In this section, we propose one particular brute-force algorithm for addressing the following computational problem:

Computational problem

Sort all the items in a given list.

The algorithm that we want to use for addressing the aforementioned computational problem is called insertion sort. It is one of the simplest sorting algorithms to implement[1], and it is pretty efficient for small lists. The idea behind this algorithm is the following. First, it considers the items in the list one by one, according to the order placed. Thus, at each iteration, it removes one item from the input list. Then, it finds the correct location in the output list by looking at the items the output list contains starting from the last one (i.e. the rightmost one). Finally, it inserts it in the location found. The algorithm finishes when there are no more items to add to the output list. Fig. 27 shows an example of the execution of this algorithm.

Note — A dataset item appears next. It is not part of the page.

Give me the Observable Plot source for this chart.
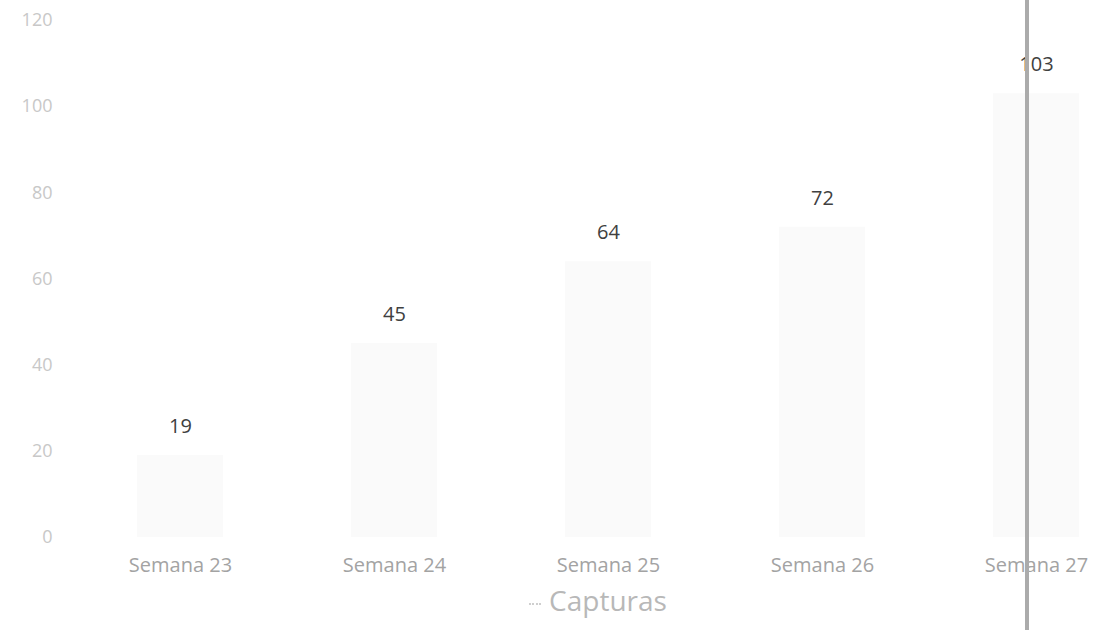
<!DOCTYPE html>
<html>
<head>
<meta charset="utf-8">
<script src="https://cdn.jsdelivr.net/npm/d3@7"></script>
<script src="https://cdn.jsdelivr.net/npm/@observablehq/plot@0.6"></script>
<style>
  html, body { margin: 0; padding: 0; background: #fff; overflow: hidden; width: 1093px; height: 630px; }
  #chart { position: relative; width: 1093px; height: 630px; font-family: "Open Sans", "Noto Sans", sans-serif; }
  #legend { position: absolute; left: 0; top: 586px; width: 1196px; text-align: center; font-size: 28px; line-height: 28px; color: #b8b8b8; }
  #legend .sw { display: inline-block; width: 12px; height: 0; border-top: 2px dotted #cfcfcf; margin-right: 8px; vertical-align: middle; }
  #edge { position: absolute; left: 1025px; top: 0; width: 4px; height: 630px; background: #ababab; }
</style>
</head>
<body>
<div id="chart"></div>
<script>
const categories = ["Semana 23", "Semana 24", "Semana 25", "Semana 26", "Semana 27"];
const capturas = [19, 45, 64, 72, 103];
const yTicks = [0, 20, 40, 60, 80, 100, 120];
const seriesName = "Capturas";

const data = categories.map((c, i) => ({semana: c, valor: capturas[i]}));

const plot = Plot.plot({
  width: 1093,
  height: 560,
  marginTop: 20,
  marginBottom: 23,
  marginLeft: 73,
  marginRight: 0,
  style: {fontFamily: "'Open Sans', 'Noto Sans', sans-serif", background: "transparent", overflow: "visible"},
  x: {domain: categories, range: [73, 1143], paddingInner: 0.6, paddingOuter: 0.3},
  y: {domain: [0, 120], range: [537, 20]},
  marks: [
    Plot.barY(data, {x: "semana", y: "valor", fill: "#fafafa"}),
    Plot.text(data, {x: "semana", y: "valor", text: d => String(d.valor), dy: -29, fill: "#404040", fontSize: 20}),
    Plot.axisY(yTicks, {tickSize: 0, tickPadding: 21, fill: "#c8c8c8", fontSize: 18, label: null}),
    Plot.axisX({tickSize: 0, tickPadding: 20, fill: "#a3a3a3", fontSize: 20, label: null})
  ]
});
plot.style.position = "absolute";
plot.style.left = "0px";
plot.style.top = "0px";
document.getElementById("chart").appendChild(plot);

const legend = document.createElement("div");
legend.id = "legend";
legend.innerHTML = '<span class="sw"></span>' + seriesName;
document.getElementById("chart").appendChild(legend);

const edge = document.createElement("div");
edge.id = "edge";
document.getElementById("chart").appendChild(edge);
</script>
</body>
</html>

Listing 31 The insertion sort algorithm described in Python. The source code of this listing is available as part of the material of the course and includes the algorithm’s test case.

def insertion_sort(input_list):
    result = list()  # A new empty list where to store the result

    # iterate all the items on the input list
    for item in input_list:

        # initialise the position where to insert the item 
        # at the end of the result list
        insert_position = len(result)

        # iterate, in reverse order, all the positions of all the
        # items already included in the result list
        for prev_position in reversed(range(insert_position)):

            # check if the current item is less than the one in 
            # prev_position in the result list
            if item < result[prev_position]:
                # if it is so, then the position where to insert the 
                # current item becomes prev_position
                insert_position = prev_position

        # the item is inserted into the position found
        result.insert(insert_position, item)

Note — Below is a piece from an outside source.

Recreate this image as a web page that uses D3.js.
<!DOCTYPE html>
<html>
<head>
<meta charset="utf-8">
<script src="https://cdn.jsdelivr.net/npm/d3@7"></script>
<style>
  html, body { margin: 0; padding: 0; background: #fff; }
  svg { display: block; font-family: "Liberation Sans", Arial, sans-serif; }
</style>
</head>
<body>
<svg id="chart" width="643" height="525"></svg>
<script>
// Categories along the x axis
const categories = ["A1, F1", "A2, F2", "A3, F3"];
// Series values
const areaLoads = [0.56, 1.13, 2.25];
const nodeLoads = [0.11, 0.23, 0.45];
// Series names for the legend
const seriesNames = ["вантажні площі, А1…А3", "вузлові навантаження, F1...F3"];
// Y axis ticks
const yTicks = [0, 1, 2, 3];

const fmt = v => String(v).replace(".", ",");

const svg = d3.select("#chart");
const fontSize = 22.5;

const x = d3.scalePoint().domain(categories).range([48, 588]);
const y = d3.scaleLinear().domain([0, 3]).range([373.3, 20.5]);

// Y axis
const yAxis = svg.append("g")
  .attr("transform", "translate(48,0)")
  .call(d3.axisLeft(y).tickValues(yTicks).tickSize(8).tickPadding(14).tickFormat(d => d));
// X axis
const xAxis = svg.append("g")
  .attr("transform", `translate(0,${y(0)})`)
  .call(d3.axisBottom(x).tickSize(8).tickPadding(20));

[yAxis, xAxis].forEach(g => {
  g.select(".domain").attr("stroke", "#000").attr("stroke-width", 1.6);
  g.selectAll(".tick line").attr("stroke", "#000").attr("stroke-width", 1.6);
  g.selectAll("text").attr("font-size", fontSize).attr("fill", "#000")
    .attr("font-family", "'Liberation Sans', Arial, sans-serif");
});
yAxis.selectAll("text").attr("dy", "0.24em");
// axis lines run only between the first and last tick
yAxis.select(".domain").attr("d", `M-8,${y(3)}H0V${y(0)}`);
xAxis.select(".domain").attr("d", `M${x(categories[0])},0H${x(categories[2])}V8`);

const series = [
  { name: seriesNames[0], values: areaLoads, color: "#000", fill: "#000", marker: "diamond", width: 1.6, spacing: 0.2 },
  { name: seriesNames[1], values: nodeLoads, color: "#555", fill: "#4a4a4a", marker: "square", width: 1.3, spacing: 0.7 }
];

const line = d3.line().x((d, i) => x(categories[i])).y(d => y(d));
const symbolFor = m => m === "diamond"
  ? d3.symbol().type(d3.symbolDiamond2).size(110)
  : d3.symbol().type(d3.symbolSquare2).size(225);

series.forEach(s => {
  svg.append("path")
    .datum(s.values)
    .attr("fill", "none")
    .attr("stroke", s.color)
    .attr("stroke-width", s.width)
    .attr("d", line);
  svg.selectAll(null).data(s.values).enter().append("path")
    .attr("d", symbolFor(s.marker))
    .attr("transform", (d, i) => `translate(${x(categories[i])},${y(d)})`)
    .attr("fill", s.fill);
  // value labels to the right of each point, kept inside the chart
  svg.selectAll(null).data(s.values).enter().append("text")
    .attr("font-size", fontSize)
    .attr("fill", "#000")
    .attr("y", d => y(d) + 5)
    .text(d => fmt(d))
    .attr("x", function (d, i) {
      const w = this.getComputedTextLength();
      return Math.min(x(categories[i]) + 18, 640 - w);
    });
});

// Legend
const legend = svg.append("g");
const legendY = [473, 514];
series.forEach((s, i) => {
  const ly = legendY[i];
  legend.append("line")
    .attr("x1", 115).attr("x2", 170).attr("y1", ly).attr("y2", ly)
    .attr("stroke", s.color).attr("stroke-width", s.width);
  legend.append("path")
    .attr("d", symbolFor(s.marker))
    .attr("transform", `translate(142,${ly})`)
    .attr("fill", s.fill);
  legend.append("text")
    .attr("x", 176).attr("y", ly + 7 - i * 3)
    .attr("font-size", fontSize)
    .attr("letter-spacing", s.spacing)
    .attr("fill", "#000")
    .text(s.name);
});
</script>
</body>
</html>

    return result  # the ordered list is returned

To provide a Python implementation of this algorithm, we need to introduce two functions and one additional operation applicable to lists. The first function we need to use is range(<stop_number>). It takes a non-negative number as input. It returns a kind of list (i.e. a range object behaving like a list) of all numbers from 0 to the one preceding stop_number. Thus, for instance, range(4) returns the range([0, 1, 2, 3]), while range(0) returns the empty range object range([]).

The other function is reversed(<input_list>). This function takes a list as input. It returns a kind of list, i.e. an iterator for iterating the items in the list in reversed order. Thus, for instance, reversed(list([0, 1, 2, 3])) returns iterator([3, 2, 1, 0]). We can use these two functions in combination. They allow us to obtain the positions of the items already ordered in past iterations of the algorithm. For instance, reversed(range(2)) returns iterator(range([1, 0])) starting from the position (i.e. 2) of the third item in the input list.

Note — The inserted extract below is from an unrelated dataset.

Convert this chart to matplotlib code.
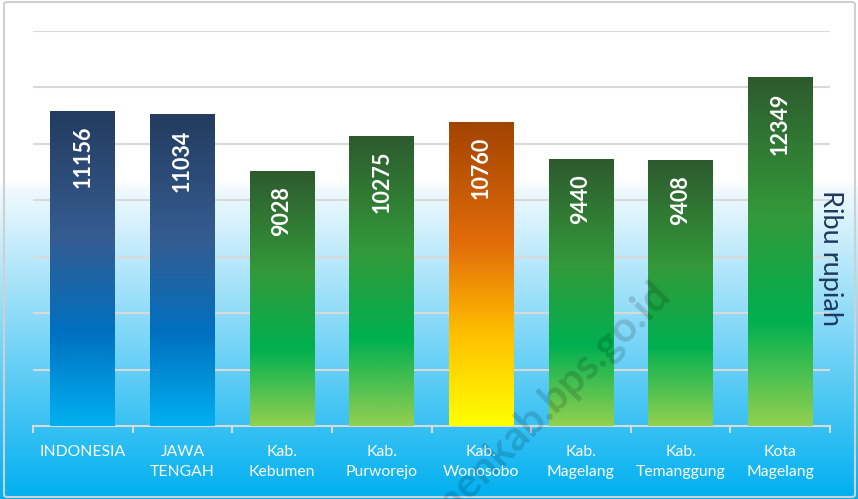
import matplotlib
matplotlib.use("Agg")
import matplotlib.pyplot as plt
import numpy as np
from matplotlib.colors import LinearSegmentedColormap
from matplotlib.patches import FancyBboxPatch

categories = ["INDONESIA", "JAWA\nTENGAH", "Kab.\nKebumen", "Kab.\nPurworejo",
              "Kab.\nWonosobo", "Kab.\nMagelang", "Kab.\nTemanggung", "Kota\nMagelang"]
values = [11156, 11034, 9028, 10275, 10760, 9440, 9408, 12349]
bar_style = ["blue", "blue", "green", "green", "orange", "green", "green", "green"]
y_label = "Ribu rupiah"
watermark = "kebumenkab.bps.go.id"

gradients = {
    "blue": ["#233c5f", "#355c91", "#0070c0", "#00b0f0"],
    "green": ["#2e5a2e", "#339a3a", "#00b050", "#92d050"],
    "orange": ["#a24400", "#e36c0a", "#ffc000", "#ffff00"],
}
stops = [0.0, 0.4, 0.7, 1.0]

W, H, DPI = 858, 499, 100
fig = plt.figure(figsize=(W / DPI, H / DPI), dpi=DPI)

# figure background gradient
bg = fig.add_axes([0, 0, 1, 1], zorder=-10)
bg.set_axis_off()
bg_cmap = LinearSegmentedColormap.from_list(
    "bg", [(0, "#ffffff"), (0.36, "#ffffff"), (0.375, "#f2fafe"), (1.0, "#00b0f0")])
grad = np.linspace(0, 1, 500).reshape(-1, 1)
bg.imshow(grad, cmap=bg_cmap, aspect="auto", extent=[0, 1, 0, 1], origin="upper")
bg.set_xlim(0, 1)
bg.set_ylim(0, 1)
frame = FancyBboxPatch((4 / W, 2 / H), 851 / W, 495 / H,
                       boxstyle="round,pad=0,rounding_size=0.004",
                       transform=fig.transFigure, fill=False, edgecolor="#d0d0d0", lw=1.5)
fig.patches.append(frame)

ax = fig.add_axes([33 / W, 1 - 426 / H, (830 - 33) / W, (426 - 31) / H])
ax.set_facecolor("none")
x = np.arange(len(categories))
bars = ax.bar(x, values, width=0.65, color="none", edgecolor="none", zorder=3)

for b, style in zip(bars, bar_style):
    cmap = LinearSegmentedColormap.from_list(style, list(zip(stops, gradients[style])))
    g = np.linspace(0, 1, 256).reshape(-1, 1)
    ax.imshow(g, cmap=cmap, aspect="auto", origin="upper",
              extent=[b.get_x(), b.get_x() + b.get_width(), 0, b.get_height()], zorder=3)

for xi, v in zip(x, values):
    ax.annotate(f"{v}", (xi, v), xytext=(0, -10.5), textcoords="offset points",
                rotation=90, ha="center", va="top", color="white",
                fontsize=15.5, fontweight="bold", family="Lato", zorder=5)

ax.set_xlim(-0.5, len(categories) - 0.5)
ax.set_ylim(0, 14000)
ax.set_yticks(np.arange(0, 14001, 2000))
ax.yaxis.grid(True, color="#d9d9d9", lw=1.5, zorder=0)
ax.set_axisbelow(True)
ax.tick_params(axis="y", left=False, labelleft=False)
for s in ["top", "right", "left"]:
    ax.spines[s].set_visible(False)
ax.spines["bottom"].set_color("#d9d9d9")
ax.spines["bottom"].set_linewidth(1.5)

ax.set_xticks(np.arange(-0.5, len(categories), 1.0))
ax.set_xticklabels([])
ax.tick_params(axis="x", which="major", length=5, width=1.5, color="#d9d9d9")
ax.set_xticks(x, minor=True)
ax.set_xticklabels(categories, minor=True, color="white", fontsize=11.3,
                   family="Lato", linespacing=1.55)
ax.tick_params(axis="x", which="minor", length=0, pad=14)

fig.text(830 / W, 1 - 258 / H, y_label, rotation=270, ha="center", va="center",
         color="#1f3a60", fontsize=19.5, family="Lato")

fig.text(672 / W, 1 - 296 / H, watermark, rotation=45, rotation_mode="anchor",
         ha="right", va="baseline", color="black", alpha=0.15, fontsize=30,
         fontweight="bold", family="Lato", zorder=10)

fig.savefig("out.png", dpi=DPI)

In addition, we need a way for selecting an item in a list and for inserting an item in a specific position in a list. For addressing these tasks, Python makes available the additional list methods <list>[<position>] and <list>.insert(<position>, <item>). In particular, the former returns the item in the list at the specified position – e.g. if we have the list ​my_list = list(["a", "b", "c"]), ​my_list[1] returns “b”. The latter method allows one to put <item> in the position specified, and it shifts all the elements with position greater than or equal to <position> of one position – e.g., by applying my_list.insert(1, "d"), the list in my_list is modified as follows: list(["a", "d", "b", "c"]).

At this point, we have all the ingredients for developing the insertion sort algorithm in Python, shown in Listing 31.

References

[Tro16]

John Tromp. Counting Legal Positions in Go. 2016. URL: http://tromp.github.io/go/legal.html.

Notes

---

[1]

For a more comprehensive discussion and examples on sorting algorithms, please see the Visualgo webpage about them and a creative Youtube video showing fifteen distinct sorting algorithms in action.